For the first time in Victoria, people with lived experience of family violence have a formal influencing role in how the family violence reforms are developed and implemented, through the Victim Survivors’ Advisory Council (VSAC).

Chaired by the 2015 Australian of the Year, Rosie Batty, VSAC brings the strength, resilience and lived experience of victims into our reforms.

These short documentary-style videos tell the personal stories of VSAC members  Rosie Batty and  Layla Alwan.

The videos highlight the work of VSAC and the critical role lived experience has in informing and delivering real change, by providing a deep and personal insight into the different forms and contexts of family violence.

Layla

Layla Alwan is the member representing culturally and linguistically diverse communities on VSAC. Born in Iraq and a proud mother and grandmother, Layla now lives in Melbourne and works with women and children from all backgrounds to help them understand family violence in culturally specific contexts. She supports people to get help and to connect with services around Melbourne. This is her story.

Rosie

Rosie Batty was named Australian of the Year in 2015, was ranked 33 in the World’s Greatest Leaders 2016 list by Fortune magazine, and was named one of the most influential people in the Australian social sector. Ever since the death of her son Luke in 2014, Rosie has been speaking passionately about the need to address Australia’s family violence epidemic.

Her advocacy work has led to an unprecedented national focus on family violence. Rosie has been the Chair of Victim Survivors' Advisory Council since its formation in July 2016. This is her story.

 

Message from the Victim Survivors' Advisory Council

The Victim Survivors’ Advisory Council includes representatives from a variety of age groups, cultural and socio-economic backgrounds who share the traumatic lived experience of family violence.
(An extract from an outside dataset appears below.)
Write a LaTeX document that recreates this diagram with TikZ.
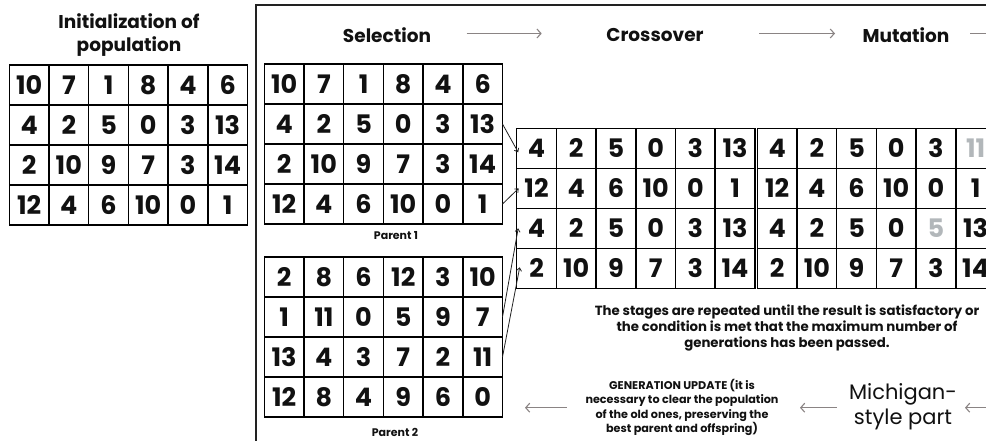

As victims of family violence we have been betrayed of our personal power, our voices and our safety. The Royal Commission into Family Violence recognises that there is great power in the lived experience of victims and survivors and that sharing our stories is important.

Our voices are now at the heart of the reform agenda. Silencing victims protects the perpetrator, condones their behaviour and robs victims and survivors of their dignity. This is the time to hear our voices and break the silence.

The Victorian Government has recognised that by working together we can create systems that support people who are affected by family violence.

We know what it’s like to be ignored. We know what it’s like to experience system shortcomings. We know what it’s like to be victim blamed.

Yet the painful reality of the family violence which we have endured is that it can happen to anyone, regardless of their cultural, ethnic and socio-economic background. We know this. We feel this.

It is everybody’s business to break the silence and meet victim survivors with compassion and empathy.

 

At the Victim Survivors’ Advisory Council, we are leading the way. Our most vulnerable days are behind us and we are driving cultural change. Some voices have been permanently silenced. To those who have died through family violence, our community apologises for failing you. We do this work in your honour.

We represent all ages, genders and demographics, from children and adolescents, the Aboriginal community, to culturally and ethnically diverse communities, people with a disability, LGBTI communities, and elders.

Our drive, passion and voices are jointly dedicated to contributing as a powerful group to ending family violence.

Historically, victims of family violence have been failed by systemic shortcomings and cultural attitudes that have enabled our plight and caused us to suffer silently.

That stops now. Our voices represent all of us—those impacted by family violence, and those for whom the system must improve to keep us safe.

We are the Victim Survivors’ Advisory Council and we are here to make a difference. The Victim Survivors’ Advisory Council brings the strength, resilience and lived experiences of victim survivors to our reforms.

Role of the Victim Survivors' Advisory Council

The Victim Survivors’ Advisory Council:

  • Contributes meaningfully to family violence reform by involving its members – service users and people with lived experience – in the family violence reform program
  • Provides an ongoing voice for people who have experienced family violence in the design of services
  • Places people with lived experience at the centre of family violence reform and service design
  • Advises how family violence reform initiatives will impact on people who use services
  • Considers and provides advice on specific issues requested by the Family Violence Committee of Cabinet and/or the Family Violence Steering Committee
  • Ensures advice to the government reflects the diversity of the family violence experience
  • Ensures the government’s response to the recommendations of the Royal Commission into Family Violence meets the expectations of people with lived experience and the community.